Eva Bunkoczy drove to our interview in a lovingly restored blue 1965 Ford Mustang, the car she and her husband, Bela, gave their son, Mark, in 1990, and which Mark returned to them in 1997, nearly four years after he died.
Eva believes this.
She believes a ‘65 Mustang can travel from this life to the next and back - with the right person driving - making stops along the way to fulfill the wishes of a loving boy lost before his time.
She put it this way: “It’s as though the car had a mission, completed the mission and came back home to the people who needed it most.”
It’s only a car. It was white when they got it. Worn and a little rusted. Nothing special. Bela and Mark took it apart and reassembled it, piece by piece. It was a father and son project, more mechanical than spiritual. Everything else that happened can be written off as coincidence. Or luck. Or chance. Or fate.
He was their second child. Eva taught English. Bela was an aerospace engineer. They lived on the East Coast and in the Midwest before settling in Arizona in the early 1980s. They had a daughter and a son and a nice house and cars, the kind of life they’d dreamed about.
Then, one day, after Mark and his father were roughhousing, the boy complained of a stomachache. They took him to a doctor and, as Bela would say later, “Out of the blue came this horrible word - cancer.”
Mark was 13.
“It began as liver cancer but it spread to his lungs and to his bones,” Eva said. “There’s nothing more terrible that can happen to your child.”
It was at about that time they got the Mustang. Bela and Mark worked on it between Mark’s chemotherapy and radiation and his nine major surgeries. Mark enrolled at Brophy Prep. He wanted to be a doctor. He wanted more than anything to lead the life of a normal teenager.
It’s what his parents wanted for him - more than anything.
“You don’t get to choose such things,” Eva said. “We learned that the most important things in life are the things you can’t control. The best we could hope to do is to make our son as happy as possible, as free of pain as possible, and to deal with the fact this disease could not be cured.”
Mark only got to drive the Mustang once. When the cancer spread to his bones, the severe pain led Mark’s neurosurgeon to dissolve nerve endings in the boy’s back. He became a paraplegic.

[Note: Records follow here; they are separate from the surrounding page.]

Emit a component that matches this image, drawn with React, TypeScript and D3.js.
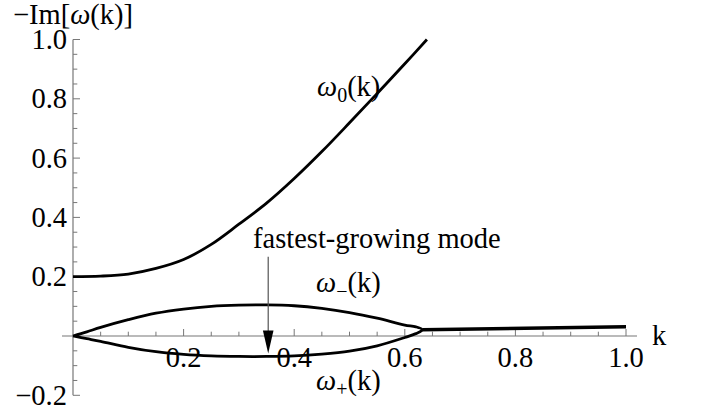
import React from "react";
import * as d3 from "d3";

// ω0(k) branch
const k0 = [0, 0.05, 0.1, 0.15, 0.2, 0.25, 0.3, 0.35, 0.4, 0.45, 0.5, 0.55, 0.6, 0.64];
const w0 = [0.2, 0.202, 0.209, 0.228, 0.258, 0.309, 0.377, 0.448, 0.531, 0.622, 0.719, 0.818, 0.918, 1.0];

// ω−(k) (upper) and ω+(k) (lower) before they merge
const kLens = [0, 0.025, 0.05, 0.1, 0.15, 0.2, 0.25, 0.3, 0.35, 0.4, 0.45, 0.5, 0.55, 0.6, 0.62];
const wMinus = [0, 0.014, 0.029, 0.055, 0.077, 0.091, 0.1, 0.104, 0.105, 0.102, 0.093, 0.079, 0.06, 0.037, 0.031];
const wPlus = [0, -0.009, -0.018, -0.038, -0.053, -0.062, -0.067, -0.069, -0.069, -0.067, -0.061, -0.051, -0.033, -0.005, 0.008];
const kCusp = 0.632;
const wCusp = 0.021;

// merged branch after the branch point
const kMerged = [0.632, 1.0];
const wMerged = [0.021, 0.031];

// fastest-growing mode
const kFast = 0.353;
const wFast = -0.059;

const xTicks = [0.2, 0.4, 0.6, 0.8, 1.0];
const xTickLabels = ["0.2", "0.4", "0.6", "0.8", "1.0"];
const yTicks = [-0.2, 0.2, 0.4, 0.6, 0.8, 1.0];
const yTickLabels = ["\u22120.2", "0.2", "0.4", "0.6", "0.8", "1.0"];

const W = 704;
const H = 416;
const FONT = "'Liberation Serif', 'Times New Roman', serif";
const FS = 28.5;
const SUB = 20;
const AXIS = "#777";

export default function App() {
  const x = d3.scaleLinear().domain([0, 1]).range([73, 626]);
  const y = d3.scaleLinear().domain([-0.2, 1.0]).range([395.3, 39.5]);

  const line = d3
    .line<[number, number]>()
    .x((d) => x(d[0]))
    .y((d) => y(d[1]))
    .curve(d3.curveCatmullRom.alpha(0.5));

  const w0Pts: [number, number][] = k0.map((k, i) => [k, w0[i]]);
  const lensPts: [number, number][] = [
    ...kLens.map((k, i) => [k, wMinus[i]] as [number, number]),
    [kCusp, wCusp],
    ...kLens
      .map((k, i) => [k, wPlus[i]] as [number, number])
      .reverse(),
  ];
  const mergedPts: [number, number][] = kMerged.map((k, i) => [k, wMerged[i]]);

  const minorX = d3.range(0.05, 1.0001, 0.05).filter((v) => Math.abs(v * 5 - Math.round(v * 5)) > 1e-6);
  const minorY = d3.range(-0.15, 0.9501, 0.05).filter((v) => Math.abs(v * 5 - Math.round(v * 5)) > 1e-6 && Math.abs(v) > 1e-6);

  const y0 = y(0);
  const xa = x(0);

  const arrowTop = 256.7;
  const tipY = y(wFast);
  const ax = x(kFast);

  return (
    <svg
      width={W}
      height={H}
      style={{ position: "absolute", left: 0, top: 0, background: "#fff", fontFamily: FONT }}
    >
      {/* axes */}
      <line x1={62} x2={637} y1={y0} y2={y0} stroke={AXIS} strokeWidth={1.2} />
      <line x1={xa} x2={xa} y1={y(1.0)} y2={y(-0.2)} stroke={AXIS} strokeWidth={1.2} />
      {xTicks.map((t) => (
        <line key={"xt" + t} x1={x(t)} x2={x(t)} y1={y0} y2={y0 - 7} stroke={AXIS} strokeWidth={1} />
      ))}
      {minorX.map((t) => (
        <line key={"xm" + t} x1={x(t)} x2={x(t)} y1={y0} y2={y0 - 4.3} stroke={AXIS} strokeWidth={1} />
      ))}
      {yTicks.map((t) => (
        <line key={"yt" + t} x1={xa} x2={xa + 7} y1={y(t)} y2={y(t)} stroke={AXIS} strokeWidth={1} />
      ))}
      {minorY.map((t) => (
        <line key={"ym" + t} x1={xa} x2={xa + 4.3} y1={y(t)} y2={y(t)} stroke={AXIS} strokeWidth={1} />
      ))}
      {xTicks.map((t, i) => (
        <text key={"xl" + t} x={x(t)} y={y0 + 30.7} fontSize={FS} textAnchor="middle" fill="#000">
          {xTickLabels[i]}
        </text>
      ))}
      {yTicks.map((t, i) => (
        <text key={"yl" + t} x={67} y={y(t) + 9.4} fontSize={FS} textAnchor="end" fill="#000">
          {yTickLabels[i]}
        </text>
      ))}
      <text x={13} y={24} fontSize={FS} fill="#000">
        {"\u2212Im["}
        <tspan fontStyle="italic">ω</tspan>
        {"(k)]"}
      </text>
      <text x={652} y={345} fontSize={FS} fill="#000">
        k
      </text>

      {/* curves */}
      <path d={line(w0Pts) || ""} fill="none" stroke="#000" strokeWidth={2.8} />
      <path d={line(lensPts) || ""} fill="none" stroke="#000" strokeWidth={2.8} strokeLinejoin="round" />
      <path d={line(mergedPts) || ""} fill="none" stroke="#000" strokeWidth={3.4} />

      {/* annotation arrow */}
      <line x1={ax} x2={ax} y1={arrowTop} y2={tipY - 18} stroke="#555" strokeWidth={1.2} />
      <path d={`M${ax - 5.3},${tipY - 23} L${ax + 5.3},${tipY - 23} L${ax},${tipY} Z`} fill="#000" />

      {/* labels */}
      <text x={253} y={248.3} fontSize={FS} fill="#000">
        fastest-growing mode
      </text>
      <text x={317} y={96} fontSize={FS} fill="#000">
        <tspan fontStyle="italic">ω</tspan>
        <tspan fontSize={SUB} dy={6}>0</tspan>
        <tspan dy={-6}>(k)</tspan>
      </text>
      <text x={316} y={291.5} fontSize={FS} fill="#000">
        <tspan fontStyle="italic">ω</tspan>
        <tspan fontSize={SUB} dy={6}>{"\u2212"}</tspan>
        <tspan dy={-6}>(k)</tspan>
      </text>
      <text x={316} y={389.5} fontSize={FS} fill="#000">
        <tspan fontStyle="italic">ω</tspan>
        <tspan fontSize={SUB} dy={6}>+</tspan>
        <tspan dy={-6}>(k)</tspan>
      </text>
    </svg>
  );
}
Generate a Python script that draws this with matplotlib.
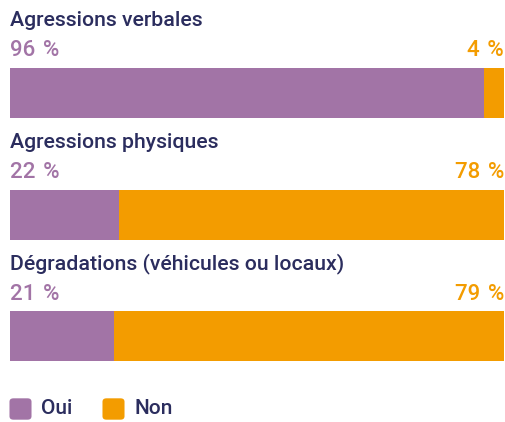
import matplotlib.pyplot as plt
from matplotlib.patches import FancyBboxPatch

categories = ["Agressions verbales", "Agressions physiques", "Dégradations (véhicules ou locaux)"]
oui = [96, 22, 21]
non = [4, 78, 79]
legend_labels = ["Oui", "Non"]

purple = "#a274a6"
orange = "#f39c00"
navy = "#2b2d5e"

plt.rcParams['font.family'] = ['Roboto', 'DejaVu Sans']

W, H = 505, 422
fig = plt.figure(figsize=(W / 100, H / 100), dpi=100)
# axes spans bar width horizontally, full height in pixel units vertically
ax = fig.add_axes([10 / W, 0, 494 / W, 1])
ax.set_xlim(0, 100)
ax.set_ylim(H, 0)
ax.axis('off')

for i, cat in enumerate(categories):
    yc = 93 + i * 121.5
    ax.barh(yc, oui[i], height=50, left=0, color=purple)
    ax.barh(yc, non[i], height=50, left=oui[i], color=orange)
    ax.text(0, yc - 72, cat, color=navy, fontsize=15.3, fontweight='medium',
            ha='left', va='center')
    ax.text(0, yc - 42, f"{oui[i]}\u2004%", color=purple, fontsize=16, fontweight='medium',
            ha='left', va='center')
    ax.text(100, yc - 42, f"{non[i]}\u2004%", color=orange, fontsize=16, fontweight='medium',
            ha='right', va='center')

# legend with rounded squares
for j, (lab, col) in enumerate(zip(legend_labels, [purple, orange])):
    x0 = 10 + j * 93
    p = FancyBboxPatch(((x0 + 1.5) / W, 1 - 418 / H), 18 / W, 18 / H,
                       boxstyle="round,pad=0.004,rounding_size=0.008",
                       transform=fig.transFigure, facecolor=col, edgecolor='none')
    fig.patches.append(p)
    fig.text((x0 + 31) / W, 1 - 409 / H, lab, color=navy, fontsize=15,
             fontweight='medium', ha='left', va='center')

fig.savefig("out.png", dpi=100)
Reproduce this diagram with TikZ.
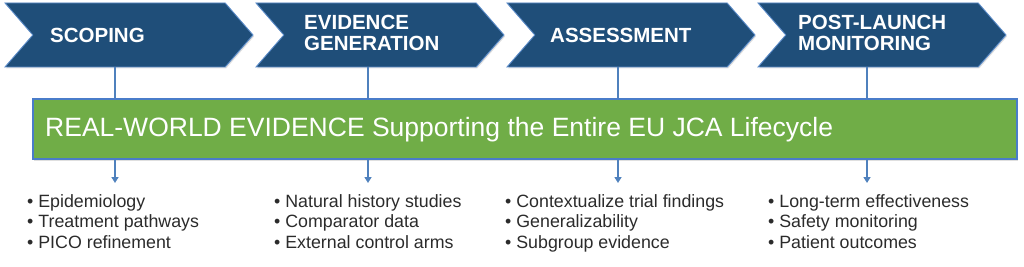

”He never complained,” Eva said. “And he didn’t want us to be sad. He told me near the end that he wanted me to start a business of my own so I could donate some of the profits to things like cancer research. But I was in such a low emotional state, I couldn’t do it. I think Mark decided to do it himself.”
He died in late 1993.
The Mustang was stored in a garage, undriven, untouched.
In 1995, Eva and Bela decided Mark’s wish to help others could best be served by donating the car to charity. They made it part of an American Cancer Society fund-raiser. The car was auctioned for nearly $16,000.
“We felt like, yes, this was good,” Eva said. “We thought that would be the end of it.”
But it wasn’t. The new owner of the Mustang donated it to the University of Arizona’s Cancer Research Center. This time, it was raffled off, earning thousands more for charity. The winner, in turn, donated the Mustang to the Arizona Kidney Foundation, for which the car earned thousands more.
“After all that good work, it was gone,” Eva said.
Bela Bunkoczy is not the type of person who scours the newspaper’s classified advertising section. One day last year, however, he came across a notice of a ‘65 Mustang for sale. Blue.
It was the car.
The couple bought it. When they opened the trunk, they found the original radio, which Mark had wrapped in plastic and put there. The car had only 700 more miles on it than when they’d donated it.
“It was like Mark had come back to us. This tragedy has taught me many things,” Eva said. “I’ve been confused and angry and hurt and sad and everything else. But I’ve also seen a lot of good. And I can tell you this: I no longer believe in coincidences.”
There are other explanations, of course. Luck. Serendipity. Accident. Fluke. Karma. It doesn’t matter. The interview ended and the blue Mustang pulled away. The mother behind the wheel. The son steering.